There is a big gap between what we read in Scripture about the Holy Spirit and how most believers and churches operate today. In many modern churches, you would be stunned by the apparent absence of the Spirit in any manifest way. And this, I believe, is the crux of the problem.” – Francis Chan, Forgotten God
The video on the last chapter of the book just gave a cartoon illustration and then Mr. Chan came on and talked like he had in the rest of the videos. I really liked the metaphor, though, that he used during the cartoon. It was about a big red tractor and how half of the townspeople pushed and half the townspeople pulled and worked together to get one field plowed to plant and feed the village. They didn’t know that the tractor could just be fixed and be able to run and plow by itself with someone driving it, and didn’t believe one guy when he found the manual and told them about it. He worked on the tractor at night and finally got it working and had so much fun he plowed the whole field. That year the townspeople were able to plow lots of fields and have an abundance of food for the surrounding villages and anywhere they could ship it to.

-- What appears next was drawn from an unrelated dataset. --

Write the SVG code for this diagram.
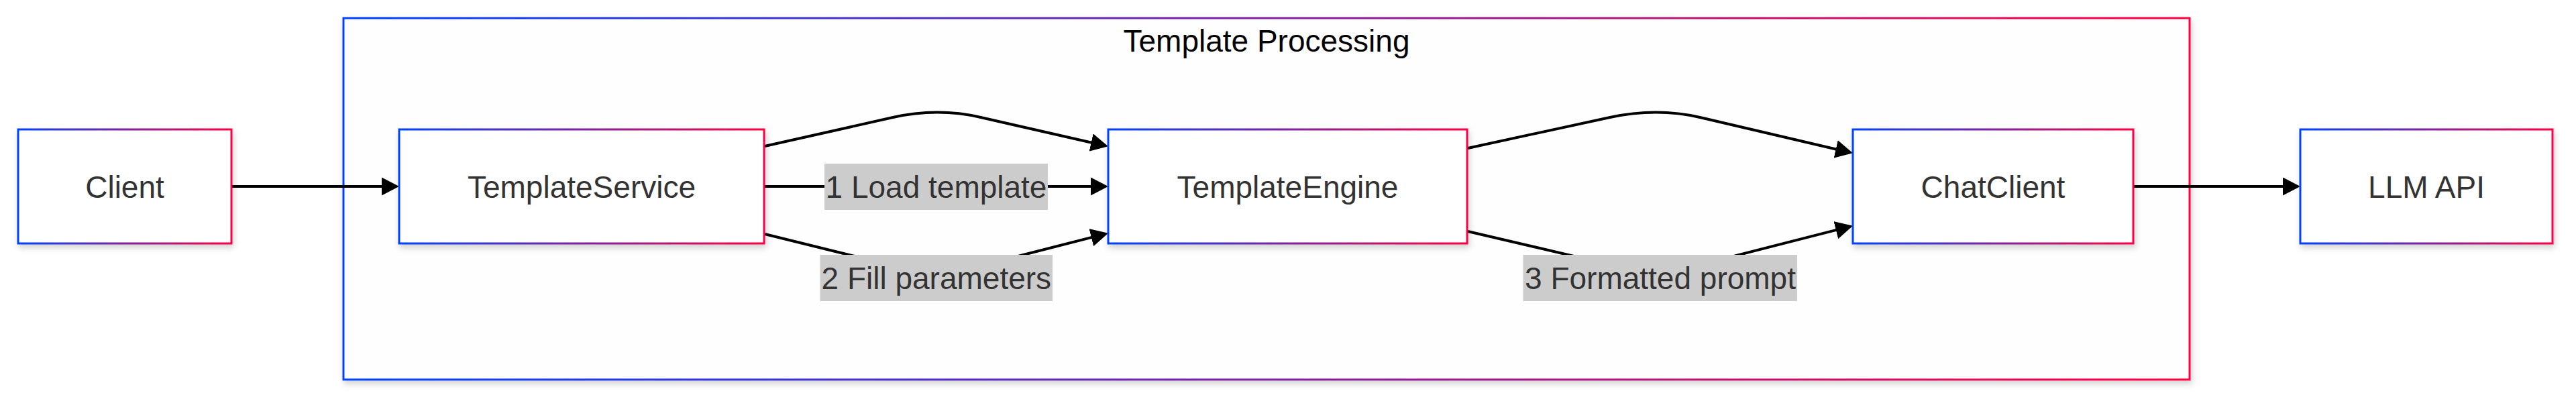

After the cartoon was over Mr. Chan came on and said that the the tractor represented the church. Then he started talking about an elders’ meeting that he had had at his church. They were talking about all of the problems in the church and trying their best to come up with solutions for these problems. Some of them were pulling and some were pushing. One of the elders started talking about his neighborhood and how he had been trying for a long time to make these people make a move spiritually, and they weren’t moving. Finally, he just decided that he wouldn’t be able to do anything for them himself, so he just started praying for them. He said he sat back and watch these peoples’ lives be blessed and take turns for the better…all without him saying a word to them.
So now we get to my title. Are we trying to hard? Are we so bent on trying to make the church what we want? Are we so focused on ourselves that we forget to figure out what God wants for His church? Are we so busy hiding our sins trying to put on a show to make people think that everything is just peachy in our lives, that we forget that we’re just sinners saved by grace? Do we forget that this grace is extended to everyone? Do we try so hard to hide our sins that it becomes easy in every aspect of our lives to just hide and do what we think everyone else thinks we should do?
Because it’s so easy to hide our sins, I think it makes it that much easier to hide our worship without even realizing it. How many times have you been singing a song to Jesus and just felt like dancing…and not done it? Have you ever wanted to just yell out praises to the King in the middle of church…and not done it? Are we really being real? Are we letting the Spirit guide our lives, or are we trying to guide the Spirit?
I’m not going to answer these questions for you because they’re between you and God. For me, though, I have to answer them. I’m totally type A personality. I like to be in control of a situation, and the thought of letting the Holy Spirit have complete reign in my life is a little terrifying to be perfectly honest. I also get caught in the trap of putting God in my own little box. What if while I’m leading worship on Sunday morning I feel the need to start dancing up on the stage or just shouting praises that don’t really go with the songs? Will people look at me funny, or do I trust the Spirit enough to also come over those people and touch them, too? I don’t know. I hope I would have the courage to step out in faith and just let the Spirit take over. There have been times in my past that I haven’t. There have been times that I have. The times that I have have been blessed and wonderful and only made me want more.
Really what I’m trying to say is that I’m just a traveler on the same journey as you, just struggling through the bad days and rejoicing in the good ones. I’m trying to be more disciplined because as Proverbs 25:28 says, “Like a city whose walls are broken down is a man who lacks self-control.” I don’t want to be caught in an attack unprepared. I want to be real with people and see beyond the masks that we all wear at times.
The whole bigness of God always astounds me, and sometimes it’s easy to act like we’ve got it all together and got it all figured out rather than being completely honest and saying that there are times that we just don’t have a clue how to handle some things. So here I am reminding myself that I’m human. I screw up. I misstep. And unfortunately sometimes I take those I love down with me. But through it all, God is good. God is real. And God is love. I guess if I strive for those things, I’ll be heading in the right direction at least.